>>>
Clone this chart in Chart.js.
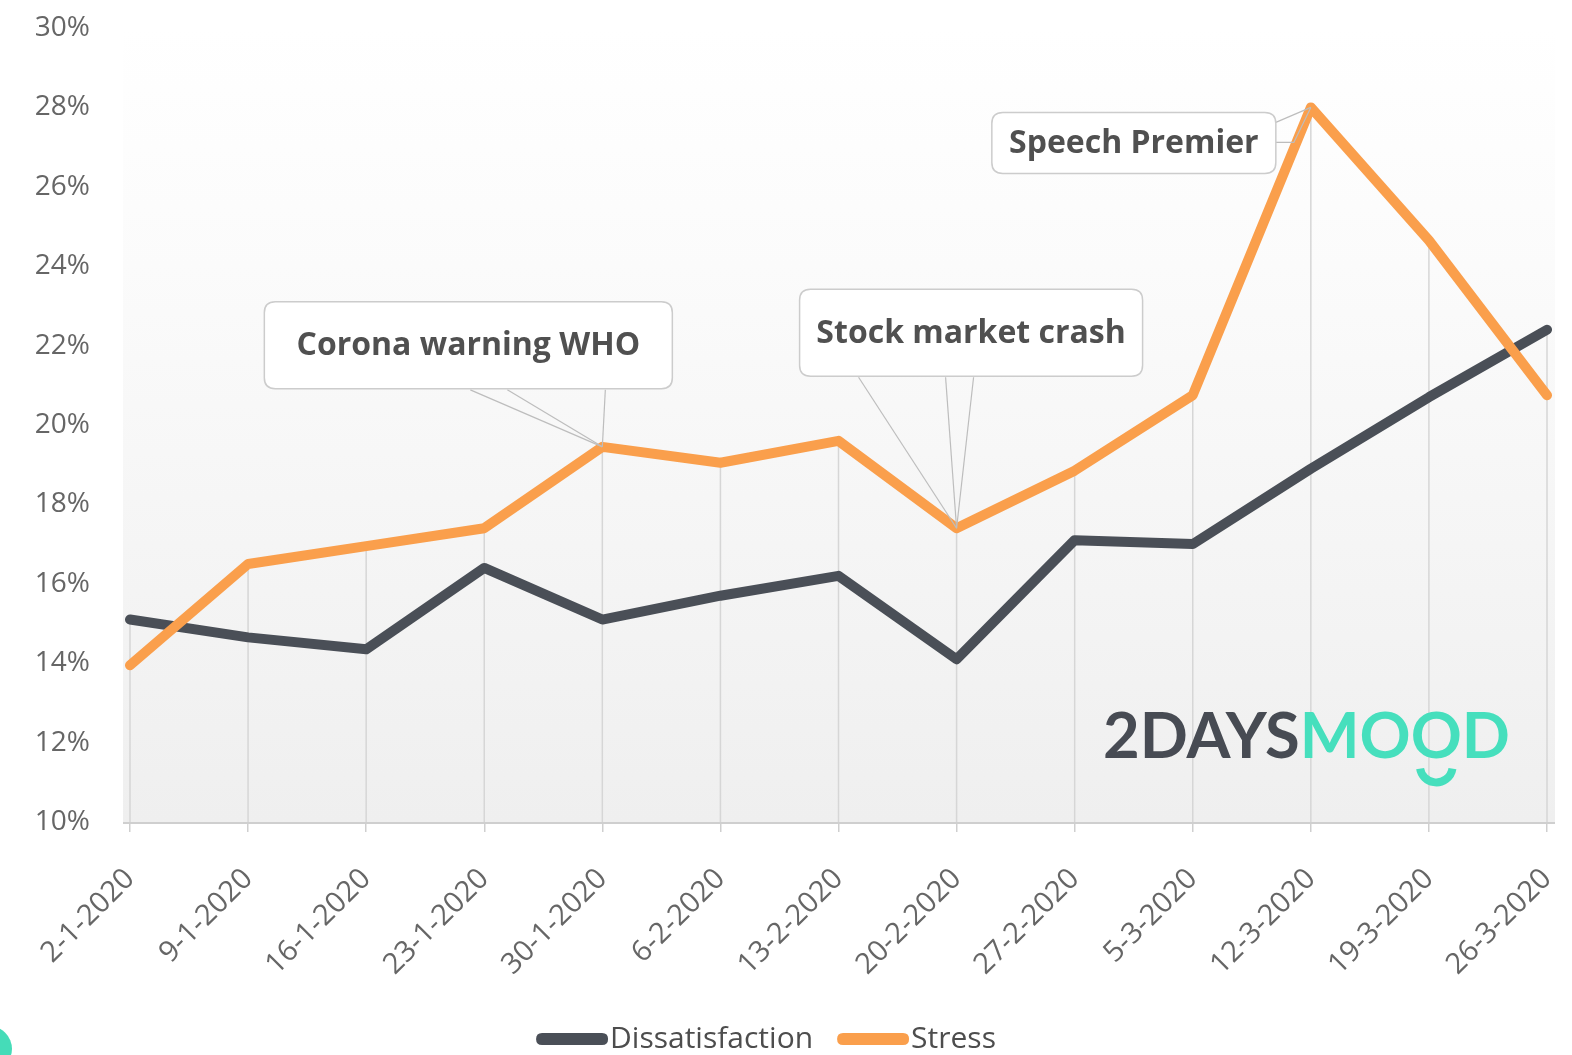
<!DOCTYPE html>
<html>
<head>
<meta charset="utf-8">
<title>Dissatisfaction vs Stress</title>
<script src="https://cdn.jsdelivr.net/npm/chart.js@4.4.0/dist/chart.umd.min.js"></script>
<style>
    html, body { margin: 0; padding: 0; background: #fff; overflow: hidden; }
    #wrap { position: relative; width: 1572px; height: 1055px; }
    #corner { position: absolute; left: -34px; top: 1026px; width: 46px; height: 46px; border-radius: 50%; background: #45dcb8; }
</style>
</head>
<body>
<div id="wrap">
    <canvas id="moodChart"></canvas>
    <div id="corner"></div>
</div>
<script>
// weekly data
const weeks = ['2-1-2020', '9-1-2020', '16-1-2020', '23-1-2020', '30-1-2020', '6-2-2020', '13-2-2020',
    '20-2-2020', '27-2-2020', '5-3-2020', '12-3-2020', '19-3-2020', '26-3-2020'];
const dissatisfaction = [15.1, 14.65, 14.35, 16.4, 15.1, 15.7, 16.2, 14.1, 17.1, 17.0, 18.9, 20.7, 22.4];
const stress = [13.95, 16.5, 16.95, 17.4, 19.45, 19.05, 19.6, 17.4, 18.85, 20.75, 28.0, 24.65, 20.75];

const yMin = 10;
const yMax = 30;
const yStep = 2;

// events pinned to the stress line
const eventWeeks = ['30-1-2020', '20-2-2020', '12-3-2020'];
const eventTexts = ['Corona warning WHO', 'Stock market crash', 'Speech Premier'];

// callout box/tail geometry relative to the point (pixels)
const calloutLayout = [
    { box: [-338, -145, 408, 87], tails: [[[-132, -57]], [[-95, -57]], [[3, -57]]] },
    { box: [-157, -239, 343, 87], tails: [[[-98, -151]], [[-11, -151]], [[17, -151]]] },
    { box: [-319, 5, 284, 61], tails: [[[-35, 15]], [[-35, 35], [-17, 35]]] }
];

const DARK = '#4a4f57';
const ORANGE = '#fa9f4c';
const TEAL = '#46dfbd';

function roundRect(ctx, x, y, w, h, r) {
    ctx.beginPath();
    ctx.moveTo(x + r, y);
    ctx.lineTo(x + w - r, y);
    ctx.quadraticCurveTo(x + w, y, x + w, y + r);
    ctx.lineTo(x + w, y + h - r);
    ctx.quadraticCurveTo(x + w, y + h, x + w - r, y + h);
    ctx.lineTo(x + r, y + h);
    ctx.quadraticCurveTo(x, y + h, x, y + h - r);
    ctx.lineTo(x, y + r);
    ctx.quadraticCurveTo(x, y, x + r, y);
    ctx.closePath();
}

// plot background, drop lines and the logo
const backdropPlugin = {
    id: 'backdrop',
    beforeDatasetsDraw(chart) {
        const { ctx, chartArea, scales } = chart;
        const { left, right, top, bottom } = chartArea;
        ctx.save();
        const grad = ctx.createLinearGradient(0, top, 0, bottom);
        grad.addColorStop(0, '#ffffff');
        grad.addColorStop(0.3, '#fbfbfb');
        grad.addColorStop(1, '#efefef');
        ctx.fillStyle = grad;
        ctx.fillRect(left - 7, top, right - left + 15, bottom - top);

        // drop lines from the highest point of each week
        ctx.strokeStyle = '#d6d6d6';
        ctx.lineWidth = 1.5;
        weeks.forEach((w, i) => {
            const x = scales.x.getPixelForValue(i);
            const yTop = scales.y.getPixelForValue(Math.max(dissatisfaction[i], stress[i]));
            ctx.beginPath();
            ctx.moveTo(x, yTop);
            ctx.lineTo(x, bottom);
            ctx.stroke();
        });

        // axis line
        ctx.strokeStyle = '#cfcfcf';
        ctx.lineWidth = 2;
        ctx.beginPath();
        ctx.moveTo(left - 7, bottom + 1);
        ctx.lineTo(right + 8, bottom + 1);
        ctx.stroke();

        // 2DAYSMOOD logo
        const partA = '2DAYS';
        const partB = 'MOOD';
        ctx.font = 'bold 100px Lato';
        const full = ctx.measureText(partA + partB).width;
        const size = 100 * 407 / full;
        ctx.font = `bold ${size}px Lato`;
        const wA = ctx.measureText(partA).width;
        const logoRight = right - 37;
        const logoLeft = logoRight - ctx.measureText(partA + partB).width;
        const baseY = bottom - 64;
        ctx.textBaseline = 'alphabetic';
        ctx.textAlign = 'left';
        ctx.fillStyle = '#474b53';
        ctx.fillText(partA, logoLeft, baseY);
        ctx.fillStyle = TEAL;
        ctx.fillText(partB, logoLeft + wA, baseY);
        const wMO = ctx.measureText('MO').width;
        const wO = ctx.measureText('O').width;
        const cx = logoLeft + wA + wMO + wO / 2;
        ctx.strokeStyle = TEAL;
        ctx.lineWidth = 8;
        ctx.beginPath();
        ctx.arc(cx, baseY + 8, wO * 0.32, 0.05 * Math.PI, 0.95 * Math.PI);
        ctx.stroke();
        ctx.restore();
    }
};

// callouts and legend on top
const overlayPlugin = {
    id: 'overlay',
    afterDraw(chart) {
        const { ctx, scales } = chart;
        ctx.save();
        eventWeeks.forEach((wk, k) => {
            const i = weeks.indexOf(wk);
            const px = scales.x.getPixelForValue(i);
            const py = scales.y.getPixelForValue(stress[i]);
            const lay = calloutLayout[k];
            ctx.strokeStyle = '#bdbdbd';
            ctx.lineWidth = 1.2;
            lay.tails.forEach(path => {
                ctx.beginPath();
                ctx.moveTo(px + path[0][0], py + path[0][1]);
                path.slice(1).forEach(p => ctx.lineTo(px + p[0], py + p[1]));
                ctx.lineTo(px, py);
                ctx.stroke();
            });
            const [bx, by, bw, bh] = lay.box;
            roundRect(ctx, px + bx, py + by, bw, bh, 11);
            ctx.fillStyle = '#ffffff';
            ctx.fill();
            ctx.strokeStyle = '#cccccc';
            ctx.lineWidth = 1.5;
            ctx.stroke();
            ctx.fillStyle = '#505050';
            ctx.font = 'bold 32px "Open Sans"';
            ctx.textAlign = 'center';
            ctx.textBaseline = 'middle';
            ctx.fillText(eventTexts[k], px + bx + bw / 2, py + by + bh / 2 + 1);
        });

        // legend
        ctx.font = '30px "Open Sans"';
        ctx.textAlign = 'left';
        ctx.textBaseline = 'middle';
        const swW = 72, swH = 12, gap = 2, between = 24;
        const items = chart.data.datasets.map(ds => ({ text: ds.label, color: ds.borderColor, w: ctx.measureText(ds.label).width }));
        const total = items.reduce((s, it) => s + swW + gap + it.w, 0) + between * (items.length - 1);
        let x = chart.width / 2 - 20 - total / 2;
        const y = 1039;
        items.forEach(it => {
            roundRect(ctx, x, y - swH / 2, swW, swH, 6);
            ctx.fillStyle = it.color;
            ctx.fill();
            ctx.fillStyle = '#4d4d4d';
            ctx.fillText(it.text, x + swW + gap, y);
            x += swW + gap + it.w + between;
        });
        ctx.restore();
    }
};

const ctx = document.getElementById('moodChart').getContext('2d');
new Chart(ctx, {
    type: 'line',
    data: {
        labels: weeks,
        datasets: [
            {
                label: 'Dissatisfaction',
                data: dissatisfaction,
                borderColor: DARK,
                backgroundColor: DARK,
                borderWidth: 10,
                pointRadius: 0,
                tension: 0,
                borderJoinStyle: 'round',
                borderCapStyle: 'round',
                order: 2
            },
            {
                label: 'Stress',
                data: stress,
                borderColor: ORANGE,
                backgroundColor: ORANGE,
                borderWidth: 10,
                pointRadius: 0,
                tension: 0,
                borderJoinStyle: 'round',
                borderCapStyle: 'round',
                order: 1
            }
        ]
    },
    options: {
        responsive: true,
        maintainAspectRatio: false,
        animation: false,
        layout: { padding: { top: 28, right: 25, bottom: 0, left: 0 } },
        plugins: {
            legend: { display: false },
            tooltip: { enabled: false }
        },
        scales: {
            x: {
                grid: { drawOnChartArea: false, drawTicks: true, tickLength: 10, color: '#cfcfcf', lineWidth: 1.5 },
                border: { display: false },
                ticks: {
                    color: '#666',
                    font: { family: 'Open Sans', size: 29 },
                    minRotation: 45,
                    maxRotation: 45,
                    padding: 30,
                    autoSkip: false
                },
                afterFit: (scale) => {
                    scale.height = 233;
                    scale.paddingLeft = 0;
                    scale.paddingRight = 0;
                }
            },
            y: {
                min: yMin,
                max: yMax,
                grid: { display: false, drawTicks: false },
                border: { display: false },
                ticks: {
                    stepSize: yStep,
                    color: '#666',
                    font: { family: 'Open Sans', size: 28 },
                    padding: 40,
                    callback: (v) => v + '%'
                },
                afterFit: (scale) => {
                    scale.width = 130;
                    scale.paddingTop = 0;
                    scale.paddingBottom = 0;
                }
            }
        }
    },
    plugins: [backdropPlugin, overlayPlugin]
});
</script>
</body>
</html>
<<<
• _WHAT YOU HAVE TO DO_: Exactly as they appear, print the lines of the listing above from its first line through the line that contains "const TEAL = '#46dfbd';", minus the pictures.

• _FINISHED ANSWER_:
Clone this chart in Chart.js.
<!DOCTYPE html>
<html>
<head>
<meta charset="utf-8">
<title>Dissatisfaction vs Stress</title>
<script src="https://cdn.jsdelivr.net/npm/chart.js@4.4.0/dist/chart.umd.min.js"></script>
<style>
    html, body { margin: 0; padding: 0; background: #fff; overflow: hidden; }
    #wrap { position: relative; width: 1572px; height: 1055px; }
    #corner { position: absolute; left: -34px; top: 1026px; width: 46px; height: 46px; border-radius: 50%; background: #45dcb8; }
</style>
</head>
<body>
<div id="wrap">
    <canvas id="moodChart"></canvas>
    <div id="corner"></div>
</div>
<script>
// weekly data
const weeks = ['2-1-2020', '9-1-2020', '16-1-2020', '23-1-2020', '30-1-2020', '6-2-2020', '13-2-2020',
    '20-2-2020', '27-2-2020', '5-3-2020', '12-3-2020', '19-3-2020', '26-3-2020'];
const dissatisfaction = [15.1, 14.65, 14.35, 16.4, 15.1, 15.7, 16.2, 14.1, 17.1, 17.0, 18.9, 20.7, 22.4];
const stress = [13.95, 16.5, 16.95, 17.4, 19.45, 19.05, 19.6, 17.4, 18.85, 20.75, 28.0, 24.65, 20.75];

const yMin = 10;
const yMax = 30;
const yStep = 2;

// events pinned to the stress line
const eventWeeks = ['30-1-2020', '20-2-2020', '12-3-2020'];
const eventTexts = ['Corona warning WHO', 'Stock market crash', 'Speech Premier'];

// callout box/tail geometry relative to the point (pixels)
const calloutLayout = [
    { box: [-338, -145, 408, 87], tails: [[[-132, -57]], [[-95, -57]], [[3, -57]]] },
    { box: [-157, -239, 343, 87], tails: [[[-98, -151]], [[-11, -151]], [[17, -151]]] },
    { box: [-319, 5, 284, 61], tails: [[[-35, 15]], [[-35, 35], [-17, 35]]] }
];

const DARK = '#4a4f57';
const ORANGE = '#fa9f4c';
const TEAL = '#46dfbd';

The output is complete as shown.